Non è un caso che l’unico allenatore sotto cui abbia convinto realmente sia Mark Hughes che non ha fatto altro che usare la stessa tecnica che Phil Jackson utilizzò con Dennis Rodman nei Chicago Bulls degli anni ’90, ovvero giudicarlo solo per le sue prestazioni sul terreno di gioco, senza la pretesa di cambiare la testa di un matto.
Compito semplicissimo all’apparenza ma in cui, in parte McLaren e completamente Mourinho e Thomas Schaaf avevano fallito.
Certo, sicuramente gran parte, se non la quasi totalità, della colpa è imputabile al caro vecchio Marko ma, si sa, la pazzia va compresa e allenatori a cui poco piace scendere a patti, come il tedesco e il portoghese, non possono che fare fatica con personaggi così.
Che poi, “fatica”, Mou avrebbe anche vinto il triplete nella stagione di Arnautovic all’Inter, ma questa è un’altra storia.
A proposito di Triplete, ci sarebbe gente pronta a vantarsi per quei titoli sino alla fine pur non avendo sfiorato il campo: non Marko però, lui ha sempre detto di non sentire suoi quei trionfi, quasi non sapesse l’affetto con cui i tifosi dell’Inter lo ricordano, un po’ per i bei tempi che erano un po’ perché da quelle parti i giocatori pazzi sono sempre stati amati. Ricorda molto Lukaku al Chelsea in questo, deciso a lasciare Stamford Bridge per conquistare un trofeo che sentisse suo.
Vi state ancora chiedendo perchè lo amavano?
Non che a lui sia mai importato tanto dell’amore e della riconoscenza. Ne sa qualcosa l’Inter, punito da un suo gol nella Champions League 2010/11 o lo stesso Werder, definito come “discarica” prima di prendere il volo per Stoke On-Trent.
Ne saprebbe qualcosa pure Mourinho, a cui ha segnato uno dei gol che hanno contribuito al suo esonero nella passata stagione. Come se non sapesse che in serbo Arnaut significa assassino, quando si dice il destino nel nome.

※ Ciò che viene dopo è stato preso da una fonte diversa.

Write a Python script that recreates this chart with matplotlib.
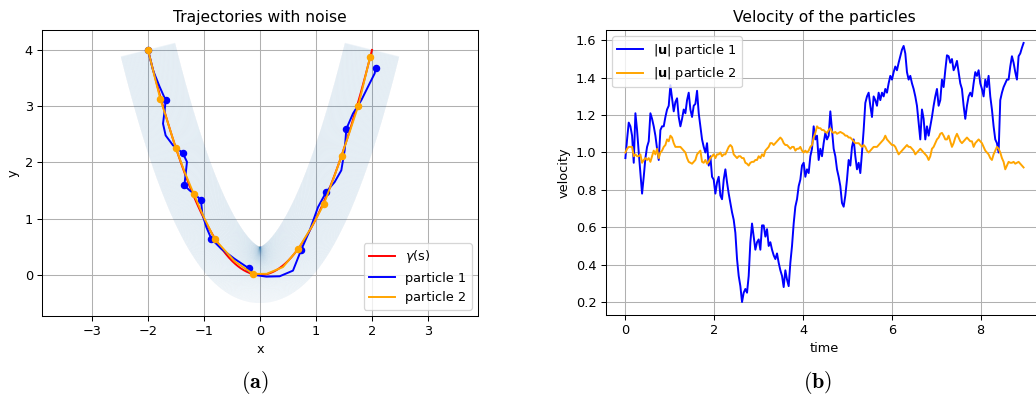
import numpy as np
import matplotlib
matplotlib.use('Agg')
import matplotlib.pyplot as plt
from matplotlib.collections import LineCollection

# speed of the two particles, uniformly sampled in time
t_end = 8.97
speed_1 = [0.97, 1.07, 1.16, 1.14, 1.09, 0.945, 1.21, 1.12, 1.00, 0.89,
           0.78, 0.87, 0.97, 1.03, 1.06, 1.21, 1.18, 1.14, 1.09, 1.02,
           0.96, 1.12, 1.14, 1.14, 1.19, 1.23, 1.25, 1.36, 1.29, 1.22,
           1.27, 1.29, 1.19, 1.14, 1.18, 1.23, 1.21, 1.28, 1.32, 1.23,
           1.19, 1.25, 1.26, 1.33, 1.21, 1.14, 1.07, 1.03, 1.00, 1.05,
           0.93, 0.98, 0.87, 0.855, 0.78, 0.84, 0.87, 0.77, 0.75, 0.855,
           0.91, 0.84, 0.78, 0.73, 0.68, 0.64, 0.57, 0.43, 0.34, 0.285,
           0.20, 0.25, 0.27, 0.25, 0.34, 0.52, 0.62, 0.55, 0.48, 0.52,
           0.535, 0.48, 0.61, 0.61, 0.55, 0.59, 0.50, 0.52, 0.48, 0.45,
           0.43, 0.46, 0.41, 0.37, 0.34, 0.28, 0.37, 0.32, 0.285, 0.41,
           0.50, 0.62, 0.71, 0.75, 0.82, 0.855, 0.93, 0.945, 0.87, 0.91,
           0.89, 0.98, 1.02, 1.14, 1.07, 1.09, 0.96, 1.02, 0.98, 1.05,
           1.105, 1.07, 1.09, 1.22, 1.12, 1.02, 0.98, 0.91, 0.87, 0.82,
           0.73, 0.71, 0.77, 0.855, 0.96, 0.93, 1.03, 1.07, 0.98, 0.91,
           0.945, 0.89, 1.00, 1.12, 1.265, 1.30, 1.32, 1.25, 1.19, 1.30,
           1.28, 1.25, 1.32, 1.28, 1.32, 1.30, 1.34, 1.32, 1.37, 1.41,
           1.39, 1.43, 1.46, 1.44, 1.48, 1.515, 1.55, 1.57, 1.53, 1.43,
           1.39, 1.41, 1.37, 1.34, 1.30, 1.25, 1.16, 1.07, 1.23, 1.18,
           1.07, 1.14, 1.09, 1.14, 1.19, 1.25, 1.30, 1.34, 1.25, 1.28,
           1.39, 1.35, 1.44, 1.52, 1.515, 1.48, 1.50, 1.44, 1.46, 1.49,
           1.43, 1.37, 1.34, 1.25, 1.18, 1.25, 1.30, 1.32, 1.30, 1.37,
           1.43, 1.41, 1.44, 1.37, 1.34, 1.30, 1.39, 1.35, 1.41, 1.30,
           1.23, 1.14, 1.07, 1.05, 1.00, 1.28, 1.32, 1.35, 1.37, 1.39,
           1.39, 1.46, 1.515, 1.48, 1.43, 1.39, 1.515, 1.53, 1.56, 1.586]
speed_2 = [1.00, 1.02, 1.03, 1.03, 1.03, 0.98, 0.99, 0.98, 0.98, 0.99,
           0.945, 0.96, 0.97, 0.96, 0.97, 0.95, 0.98, 1.01, 0.99, 1.02,
           0.97, 1.00, 1.01, 1.03, 1.04, 1.07, 1.06, 1.09, 1.08, 1.05,
           1.03, 1.03, 1.03, 1.03, 1.02, 1.01, 1.00, 0.97, 0.95, 0.945,
           0.94, 0.95, 0.96, 0.99, 1.00, 1.01, 0.95, 0.945, 0.96, 0.94,
           0.95, 0.97, 0.98, 0.99, 0.97, 0.99, 0.99, 1.00, 0.98, 0.99,
           0.99, 1.01, 1.03, 1.04, 1.03, 0.99, 0.98, 0.97, 0.98, 0.98,
           0.97, 0.97, 0.945, 0.94, 0.93, 0.945, 0.95, 0.95, 0.96, 0.96,
           0.98, 0.97, 0.99, 0.98, 1.01, 1.02, 1.03, 1.05, 1.05, 1.04,
           1.05, 1.06, 1.07, 1.08, 1.07, 1.05, 1.04, 1.04, 1.03, 1.02,
           1.03, 1.03, 1.01, 1.02, 1.02, 1.03, 1.01, 1.00, 1.01, 1.00,
           1.01, 1.03, 1.04, 1.08, 1.105, 1.14, 1.13, 1.13, 1.12, 1.12,
           1.11, 1.105, 1.12, 1.13, 1.11, 1.105, 1.11, 1.10, 1.105, 1.11,
           1.105, 1.10, 1.09, 1.09, 1.08, 1.08, 1.07, 1.06, 1.05, 1.05,
           1.05, 1.04, 1.03, 1.04, 1.03, 1.01, 1.00, 1.01, 1.02, 1.03,
           1.03, 1.03, 1.04, 1.05, 1.06, 1.07, 1.09, 1.07, 1.06, 1.05,
           1.04, 1.04, 1.03, 1.01, 0.99, 1.00, 1.01, 1.02, 1.03, 1.04,
           1.03, 1.03, 1.02, 1.01, 0.99, 1.00, 1.01, 1.02, 1.01, 1.00,
           0.99, 0.98, 0.96, 0.98, 1.02, 1.03, 1.05, 1.07, 1.08, 1.10,
           1.105, 1.09, 1.07, 1.07, 1.09, 1.06, 1.03, 1.05, 1.08, 1.10,
           1.08, 1.06, 1.05, 1.06, 1.07, 1.08, 1.07, 1.06, 1.06, 1.03,
           1.05, 1.06, 1.07, 1.06, 1.05, 1.03, 1.01, 1.00, 0.99, 0.97,
           0.96, 0.99, 1.01, 1.03, 1.02, 1.00, 0.97, 0.95, 0.91, 0.93,
           0.95, 0.945, 0.945, 0.95, 0.94, 0.945, 0.95, 0.94, 0.93, 0.92]

# trajectories in the plane
p1_x = [-2.0, -1.911, -1.792, -1.685, -1.702, -1.732, -1.685, -1.554, -1.381, -1.304,
        -1.327, -1.351, -1.256, -1.137, -1.054, -1.03, -0.958, -0.869, -0.69, -0.452,
        -0.202, -0.095, 0.113, 0.351, 0.589, 0.738, 0.887, 1.036, 1.185, 1.333,
        1.452, 1.512, 1.542, 1.661, 1.81, 1.958, 2.048, 2.065]
p1_y = [4.0, 3.64, 3.345, 3.107, 2.93, 2.69, 2.48, 2.305, 2.169, 2.01,
        1.80, 1.592, 1.503, 1.414, 1.325, 1.087, 0.85, 0.642, 0.463, 0.285,
        0.119, 0.0, -0.03, -0.024, 0.077, 0.452, 0.79, 1.206, 1.479, 1.652,
        1.86, 2.216, 2.597, 2.87, 3.108, 3.405, 3.583, 3.684]
p1_mark_x = [-2.0, -1.685, -1.381, -1.351, -1.054, -0.869, -0.202, 0.738, 1.185, 1.542, 2.065]
p1_mark_y = [4.0, 3.107, 2.169, 1.592, 1.325, 0.642, 0.119, 0.452, 1.479, 2.597, 3.684]

p2_x = [-2.0, -1.89, -1.78, -1.64, -1.506, -1.35, -1.185, -1.0, -0.81, -0.45, -0.125,
        0.12, 0.41, 0.679, 0.92, 1.143, 1.30, 1.458, 1.61, 1.756, 1.86, 1.964]
p2_y = [4.0, 3.56, 3.13, 2.69, 2.264, 1.84, 1.444, 1.02, 0.636, 0.24, 0.018,
        0.02, 0.14, 0.457, 0.85, 1.266, 1.68, 2.121, 2.57, 3.012, 3.44, 3.868]
p2_mark_x = [-2.0, -1.78, -1.506, -1.185, -0.81, -0.125, 0.679, 1.143, 1.458, 1.756, 1.964]
p2_mark_y = [4.0, 3.13, 2.264, 1.444, 0.636, 0.018, 0.457, 1.266, 2.121, 3.012, 3.868]

# reference curve gamma(s) = (s, s^2) and half width of the noise tube
s = np.linspace(-2, 2, 801)
gamma_x = s
gamma_y = s ** 2
tube = 0.5

W, H, DPI = 1036, 399, 93
fig = plt.figure(figsize=(W / DPI, H / DPI), dpi=DPI)

ax1 = fig.add_axes([42 / W, 1 - 316 / H, 436 / W, 286 / H])
ax2 = fig.add_axes([605.5 / W, 1 - 315 / H, 438 / W, 285 / H])

# tube: normals along the curve, equally spaced in arc length
seg_len = np.hypot(np.diff(gamma_x), np.diff(gamma_y))
arc = np.concatenate([[0], np.cumsum(seg_len)])
arc_n = np.linspace(0, arc[-1], 1600)
sx = np.interp(arc_n, arc, gamma_x)
sy = np.interp(arc_n, arc, gamma_y)
nrm = np.hypot(2 * sx, 1)
nx, ny = -2 * sx / nrm, 1 / nrm
segs = np.stack([np.column_stack([sx - tube * nx, sy - tube * ny]),
                 np.column_stack([sx + tube * nx, sy + tube * ny])], axis=1)
ax1.add_collection(LineCollection(segs, colors='tab:blue', alpha=0.03, linewidths=0.9, zorder=1))

ax1.plot(gamma_x, gamma_y, color='red', label=r'$\gamma$(s)', zorder=2)
ax1.plot(p1_x, p1_y, color='blue', label='particle 1', zorder=3)
ax1.plot(p1_mark_x, p1_mark_y, 'o', color='blue', markersize=4.8, zorder=3)
ax1.plot(p2_x, p2_y, color='orange', label='particle 2', zorder=4)
ax1.plot(p2_mark_x, p2_mark_y, 'o', color='orange', markersize=4.8, zorder=4)
ax1.set_xlim(-3.893, 3.893)
ax1.set_ylim(-0.73, 4.355)
ax1.grid(True)
ax1.set_axisbelow(True)
ax1.set_xlabel('x')
ax1.set_ylabel('y')
ax1.set_title('Trajectories with noise')
ax1.legend(loc='lower right')

time = np.linspace(0, t_end, len(speed_1))
ax2.plot(time, speed_1, color='blue', label=r'$|\mathbf{u}|$ particle 1')
ax2.plot(time, speed_2, color='orange', label=r'$|\mathbf{u}|$ particle 2')
ax2.grid(True)
ax2.set_xlabel('time')
ax2.set_ylabel('velocity')
ax2.set_title('Velocity of the particles')
ax2.legend(loc='upper left')

fig.text(255 / W, 1 - 383 / H, r'$\mathbf{(a)}$', math_fontfamily='cm', fontsize=17,
         ha='center', va='center')
fig.text(818 / W, 1 - 383 / H, r'$\mathbf{(b)}$', math_fontfamily='cm', fontsize=17,
         ha='center', va='center')

fig.savefig('out.png', dpi=DPI)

Like a boss, pardon, like Zlatan.
Restiamoci un attimo su quel gol, un meraviglioso gesto acrobatico, quasi impensabile per un ragazzone di 1 metro e 92. Quella rete poteste pensare, anzi, sicuramente pensereste che l’avesse messa a segno un altro figlio della terra jugoslava, che con Arnautovic ha in comune, oltre al codino(fino a poco tempo fa) e alla fine del cognome, anche la turbolenta infanzia lontana dalla terra dei padri.
Ovviamente stiamo parlando di Zlatan Ibrahimovic, calciatore(parola estremamente riduttiva per descriverlo) a cui Arnautovic è stato costantemente accostato nei primi anni di carriera.
Un paragone che ha sempre pesato sull’austriaco, come da lui spesso ripetuto più volte e dal quale si è liberato solo negli ultimi anni, quando hanno smesso di affibbiargli l’etichetta di “quello che poteva essere il nuovo Ibra”.
Anche perché ormai si parla solo del suo rendimento sul campo, delle sue prodezze e dei suoi gol. Quello spirito tendente alla “criminalità”, anche grazie alla paternità, ha lasciato spazio ad un uomo maturo; la ribellione, la follia, l’anarchia le ha trasportate tutte in campo, al di fuori non è rimasto niente tranne quel suo look da eternamente dannato.
È bello pensare che un ribelle tale abbia trovato la retta via nella non certo meravigliosa Stoke, con un clima a dir poco rigido tra vento(tanto) e pioggia(altrettanta).
Qualche tempo fa ha addirittura ammesso candidamente il motivo del suo flop meneghino, dicendo che, tra belle donne e serate, non faceva proprio la vita del calciatore modello e guadagnarsi spazio tra Milito, Eto’o, Pandev, Sneijder e Balotelli diventava un’impresa in quelle condizioni.
Magari un giorno gli si presenterà un’altra occasione con una grande squadra e, chissà, magari potrà vincere un trofeo importante, sentendolo finalmente suo, chiudendo idealmente quel cerchio iniziato da 20enne impertinente.
Per ora resta solo quel ragazzo rinnegato da tutte le sue ex squadre e tremendamente sicuro di se e, almeno in questo, ad Ibra ci assomiglia proprio.